Les deux espaces, le « réel » et le « virtuel », se côtoient toujours. En effet, lorsque la marionnette « Bunraku » se trempe les pieds dans la rivière, les manipulateurs ne sont pas mouillés, ni n’ont besoin de faire mine de l’être ! Où se trouve alors la frontière entre le «réel» et le «virtuel » ? Semblablement à une frontière dans un paysage, elle est invisible et seulement marquée par la fascination de nos propres conventions et, parfois, par le vertige d’une sensation d’ubiquité.

Un troisième espace

Comme le manipulateur visible ou invisible, le castelet visible ou invisible est dépendant de la marionnette, aussi dépendant que l’écriture l’est de la page où elle se lit. Ce phénomène inclut implicitement un troisième acteur, sans lequel le charme ne pourrait opérer, dans un troisième espace, et c’est le public.

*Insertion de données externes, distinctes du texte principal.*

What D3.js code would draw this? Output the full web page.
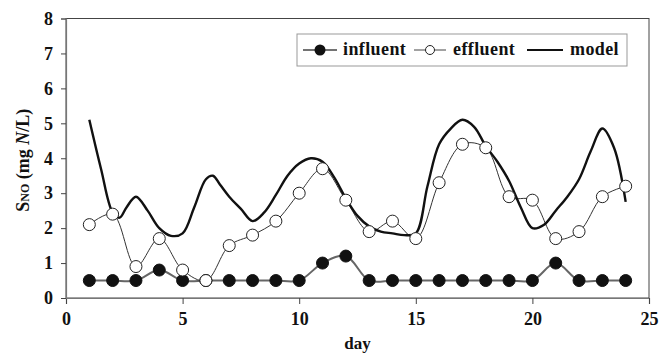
<!DOCTYPE html>
<html><head><meta charset="utf-8">
<script src="https://cdn.jsdelivr.net/npm/d3@7"></script>
<style>body{margin:0;background:#fff}svg{display:block}text{font-family:"Liberation Serif","Times New Roman",serif;font-weight:bold}</style>
</head><body><svg id="c" width="670" height="354"></svg>
<script>
const days = [1,2,3,4,5,6,7,8,9,10,11,12,13,14,15,16,17,18,19,20,21,22,23,24];
const influent = [0.5,0.5,0.5,0.8,0.5,0.5,0.5,0.5,0.5,0.5,1.0,1.2,0.5,0.5,0.5,0.5,0.5,0.5,0.5,0.5,1.0,0.5,0.5,0.5];
const effluent = [2.1,2.4,0.9,1.7,0.8,0.5,1.5,1.8,2.2,3.0,3.7,2.8,1.9,2.2,1.7,3.3,4.4,4.3,2.9,2.8,1.7,1.9,2.9,3.2];
const modelDays = [1,1.5,2,2.3,2.6,3,3.5,4,4.5,5,5.5,6,6.3,6.6,7,7.5,8,8.5,9,9.5,10,10.5,11,11.5,12,12.5,13,13.5,14,14.5,15,15.5,16,16.5,17,17.5,18,18.5,19,19.5,20,20.5,21,21.5,22,22.5,23,23.5,24];
const modelVals = [5.1,3.7,2.45,2.3,2.6,2.9,2.5,2.0,1.78,1.85,2.6,3.4,3.5,3.25,2.9,2.55,2.2,2.45,2.95,3.5,3.85,4.0,3.9,3.45,2.85,2.35,2.05,1.9,1.85,1.8,1.85,3.2,4.4,4.85,5.1,4.9,4.35,3.9,3.35,2.6,2.0,2.1,2.5,2.9,3.4,4.2,4.85,4.3,2.75];
const xTicks = [0,5,10,15,20,25];
const yTicks = [0,1,2,3,4,5,6,7,8];

const svg = d3.select("#c");
const L=66, R=649, T=18.5, B=298;
const x = d3.scaleLinear().domain([0,25]).range([L,R]);
const y = d3.scaleLinear().domain([0,8]).range([B,T]);

svg.append("rect").attr("x",L).attr("y",T).attr("width",R-L).attr("height",B-T)
  .attr("fill","none").attr("stroke","#444").attr("stroke-width",1);

const xa = svg.append("g").attr("transform",`translate(0,${B})`)
  .call(d3.axisBottom(x).tickValues(xTicks).tickSize(6).tickPadding(8));
const ya = svg.append("g").attr("transform",`translate(${L},0)`)
  .call(d3.axisLeft(y).tickValues(yTicks).tickSize(5).tickPadding(8));
[xa,ya].forEach(a=>{
  a.select(".domain").attr("stroke","#777").attr("stroke-width",1.2);
  a.selectAll(".tick line").attr("stroke","#444");
  a.selectAll(".tick text").attr("font-size",18).attr("fill","#111")
    .attr("font-family","Liberation Serif").attr("font-weight","bold");
});

svg.append("text").attr("x",(L+R)/2).attr("y",349).attr("text-anchor","middle")
  .attr("font-size",17).attr("fill","#111").text("day");

const yl = svg.append("text").attr("transform",`translate(29,${(T+B)/2+2}) rotate(-90)`)
  .attr("text-anchor","middle").attr("font-size",18).attr("fill","#111");
yl.append("tspan").text("S");
yl.append("tspan").attr("font-size",12).text("NO");
yl.append("tspan").text(" (mg ");
yl.append("tspan").attr("font-style","italic").text("N");
yl.append("tspan").text("/L)");

const curve = d3.curveCatmullRom.alpha(0.5);
const line = d3.line().x(d=>x(d[0])).y(d=>y(d[1])).curve(curve);

svg.append("path").datum(days.map((d,i)=>[d,influent[i]])).attr("d",line)
  .attr("fill","none").attr("stroke","#666").attr("stroke-width",2);
svg.append("path").datum(days.map((d,i)=>[d,effluent[i]])).attr("d",line)
  .attr("fill","none").attr("stroke","#333").attr("stroke-width",1);
svg.append("path").datum(modelDays.map((d,i)=>[d,modelVals[i]])).attr("d",line)
  .attr("fill","none").attr("stroke","#111").attr("stroke-width",2.4);

svg.selectAll("circle.inf").data(days).join("circle").attr("class","inf")
  .attr("cx",d=>x(d)).attr("cy",(d,i)=>y(influent[i])).attr("r",6)
  .attr("fill","#111").attr("stroke","#111");
svg.selectAll("circle.eff").data(days).join("circle").attr("class","eff")
  .attr("cx",d=>x(d)).attr("cy",(d,i)=>y(effluent[i])).attr("r",6)
  .attr("fill","#fff").attr("stroke","#222").attr("stroke-width",1);

const lg = svg.append("g");
lg.append("rect").attr("x",297).attr("y",34).attr("width",330).attr("height",32)
  .attr("fill","#fff").attr("stroke","#999").attr("stroke-width",1);
const ly = 50;
lg.append("line").attr("x1",303).attr("x2",337).attr("y1",ly).attr("y2",ly).attr("stroke","#444").attr("stroke-width",1.5);
lg.append("circle").attr("cx",320).attr("cy",ly).attr("r",5.5).attr("fill","#111");
lg.append("text").attr("x",343).attr("y",ly+5).attr("font-size",18).attr("letter-spacing",0.4).attr("fill","#111").text("influent");
lg.append("line").attr("x1",414).attr("x2",446).attr("y1",ly).attr("y2",ly).attr("stroke","#444").attr("stroke-width",1);
lg.append("circle").attr("cx",430).attr("cy",ly).attr("r",4.5).attr("fill","#fff").attr("stroke","#222");
lg.append("text").attr("x",453).attr("y",ly+5).attr("font-size",18).attr("letter-spacing",0.4).attr("fill","#111").text("effluent");
lg.append("line").attr("x1",527).attr("x2",563).attr("y1",ly).attr("y2",ly).attr("stroke","#111").attr("stroke-width",2);
lg.append("text").attr("x",570).attr("y",ly+5).attr("font-size",18).attr("letter-spacing",0.4).attr("fill","#111").text("model");
</script></body></html>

Ce public était dit « primitif » quand l’effigie des Dieux animés par des prêtres dissimulés lui faisait croire à une mythologie ; il était dit « enfantin » quand il croyait à la vie authentique des Polichinelles de bois. Pour un artiste d’aujourd’hui, choisir de monter un spectacle dans un castelet, en cachant les marionnettistes, serait-ce seulement raviver cette innocente béatitude ?

Échelle et proportion

En dissimulant le manipulateur, l’espace proposé aux spectateurs se révèle sans échelle (comme le serait la reproduction d’une peinture sans la boîte d’allumette en bordure qui en indiquerait la vraie dimension). Par contre, pour peu qu’apparaissent un doigt, une main, une tête ou le marionnettiste entier, nous entrons dans un rapport où l’humain devient la proportion du monde présenté.

Dans ce cas, nous avons d’une part un univers sans repère où les proportions sont inhérentes au discours dramatique, riche du potentiel de toutes les prouesses imaginaires, les fantaisies de l’esprit ; et d’autre part, une « rechute » dans le théâtre où l’homme – véritable étalon – caracole sans cesse au milieu de l’attention publique. D’un côté le théâtre de marionnettes, de l’autre le « théâtre ordinaire ».

Cette aimantation, cette attirance contradictoire sont les plus récurrentes des réflexions dans les arts du spectacle. Entre illusion et convention, le bon vieux castelet d’antan (à condition de ne pas en isoler la notion) interroge plus que jamais le sens, la crédibilité et la nécessité du jeu scénique.